Leather is featured as a premium material by many of the world’s leading manufacturers of consumer brands. It is used to promote the desirability of their products. Using the term leather in a product’s name invokes a favourable emotional response in the minds of most consumers. Leather is a feature of the article and promoted as selling point.
Synthetic material replacements exist for all leather end-uses and are becoming increasingly competitive. Synthetics, made increasingly to look and perform like leather are also favoured by some manufacturers of articles because of cost. Some retailers use confusion surrounding leather material identity for profit; the word ‘leather’ is sometimes abused at point of retail. Sales people are often not much help in enlightening the customer about the differences between what is and what is not leather, nor about the true benefits of quality leather. A number of brands and retailers intentionally design in lower-cost synthetics hoping to cash in on consumers’ perceptions of leather as a luxurious, durable, and noble material.

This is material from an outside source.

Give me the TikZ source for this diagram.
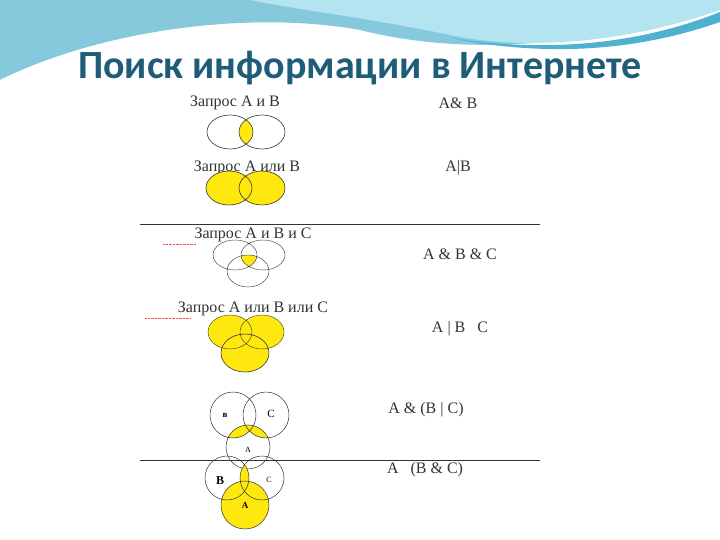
\documentclass[tikz,border=0pt]{standalone}
\usepackage{fontspec}
\setmainfont{Liberation Serif}
\newfontfamily\titlefont{Carlito}
\definecolor{wave1}{HTML}{86C8DC}
\definecolor{wave2}{HTML}{B3E4EF}
\definecolor{wave3}{HTML}{4FB0D0}
\definecolor{titlec}{HTML}{1E5C78}
\begin{document}
\begin{tikzpicture}[x=1pt,y=-1pt,
  lab/.style={font=\fontsize{16}{16}\selectfont, text=black!80, inner sep=0pt},
  sm/.style={font=\bfseries\fontsize{9}{9}\selectfont, inner sep=0pt},
  ol/.style={draw=black!80, line width=0.6pt},
  yf/.style={fill=yellow!90!orange!95!white}]
\useasboundingbox (0,0) rectangle (720,540);
\fill[white] (0,0) rectangle (720,540);
% top waves
\fill[wave1] (0,0) -- (720,0) -- (720,10) .. controls (600,40) and (480,60) .. (360,30) .. controls (250,10) and (100,30) .. (0,80) -- cycle;
\fill[wave2] (250,0) -- (720,0) -- (720,10) .. controls (620,45) and (520,50) .. (450,35) .. controls (380,20) and (300,10) .. (250,0) -- cycle;
\fill[wave3] (450,38) .. controls (560,55) and (650,40) .. (720,12) -- (720,22) .. controls (640,50) and (550,58) .. (450,38) -- cycle;
\fill[white] (0,80) .. controls (100,32) and (250,14) .. (360,32) -- (360,40) .. controls (250,24) and (100,45) .. (0,95) -- cycle;
\node[font=\titlefont\bfseries\fontsize{40}{40}\selectfont, text=titlec] (title) at (360,68) {Поиск информации в Интернете};
% panel
\fill[white] (140,93) rectangle (540,532);
% row 1
\node[lab] (q1) at (235,103) {Запрос А и В};
\node[lab] (r1) at (458,103) {А\&\ В};
\begin{scope}\clip (230,132) ellipse (23 and 17); \fill[yf] (262,132) ellipse (23 and 17);\end{scope}
\draw[ol] (230,132) ellipse (23 and 17) (262,132) ellipse (23 and 17);
% row 2
\node[lab] (q2) at (247,168) {Запрос А или В};
\node[lab] (r2) at (458,168) {А|В};
\fill[yf] (229,188) ellipse (23 and 17) (262,188) ellipse (23 and 17);
\draw[ol] (229,188) ellipse (23 and 17) (262,188) ellipse (23 and 17);
\draw[black!80] (140,224) -- (540,224);
% row 3
\node[lab] (q3) at (253,235) {Запрос А и В и С};
\draw[red!70, densely dotted] (163,244) -- (196,244);
\node[lab] (r3) at (460,254) {А \& В \& С};
\begin{scope}\clip (235,255) ellipse (22 and 15); \clip (263,255) ellipse (22 and 15); \fill[yf] (248,271) ellipse (21 and 16);\end{scope}
\draw[ol,line width=0.4pt] (235,255) ellipse (22 and 15) (263,255) ellipse (22 and 15) (248,271) ellipse (21 and 16);
% row 4
\node[lab] (q4) at (253,309) {Запрос А или В или С};
\draw[red!70, densely dotted] (145,318) -- (190,318);
\node[lab] (r4) at (460,329) {А | В \ \ С};
\fill[yf] (230,332) ellipse (22 and 17) (262,332) ellipse (22 and 17) (245,353) ellipse (24 and 19);
\draw[ol,line width=0.4pt] (230,332) ellipse (22 and 17) (262,332) ellipse (22 and 17);
\draw[ol] (245,353) ellipse (24 and 19);
% row 5
\node[lab] (r5) at (426,410) {А \& (В | С)};
\begin{scope}\clip (248,447) circle (22); \fill[yf] (233,415) circle (23) (266,415) circle (23);\end{scope}
\draw[ol,line width=0.5pt] (233,415) circle (23) (266,415) circle (23) (248,447) circle (22);
\node[sm] (b5) at (225,415) {в};
\node[sm, font=\fontsize{11}{11}\selectfont] (c5) at (271,414) {С};
\node[sm, font=\fontsize{8}{8}\selectfont] (a5) at (248,450) {А};
\draw[black!80] (140,460) -- (540,460);
% row 6
\node[lab] (r6) at (425,470) {А \ \ (В \& С)};
\begin{scope}\clip (227,478) circle (22); \fill[yf] (262,478) circle (22);\end{scope}
\fill[yf] (245,505) circle (24);
\draw[ol,line width=0.5pt] (227,478) circle (22) (262,478) circle (22) (245,505) circle (24);
\node[sm, font=\bfseries\fontsize{12}{12}\selectfont] (b6) at (220,481) {В};
\node[sm, font=\fontsize{8}{8}\selectfont] (c6) at (269,480) {С};
\node[sm] (a6) at (245,506) {А};
\end{tikzpicture}
\end{document}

To add to concerns, influential voices in fashion and in animal rights campaign against the use of leather. This is unfortunate, as leather can be made sustainably, without undue damage to the environment. Confusion in the mind of the consumer can detract from the desirability of leather.
Ingredient or component branding is one of the most rapidly growing segments of marketing today, especially with global brands. The desired result of such a strategy is a win-win partnership between component manufacturer and brand. In a world of alternates and substitutes, this essay argues that it is critically important to clearly differentiate leather as the component product of choice.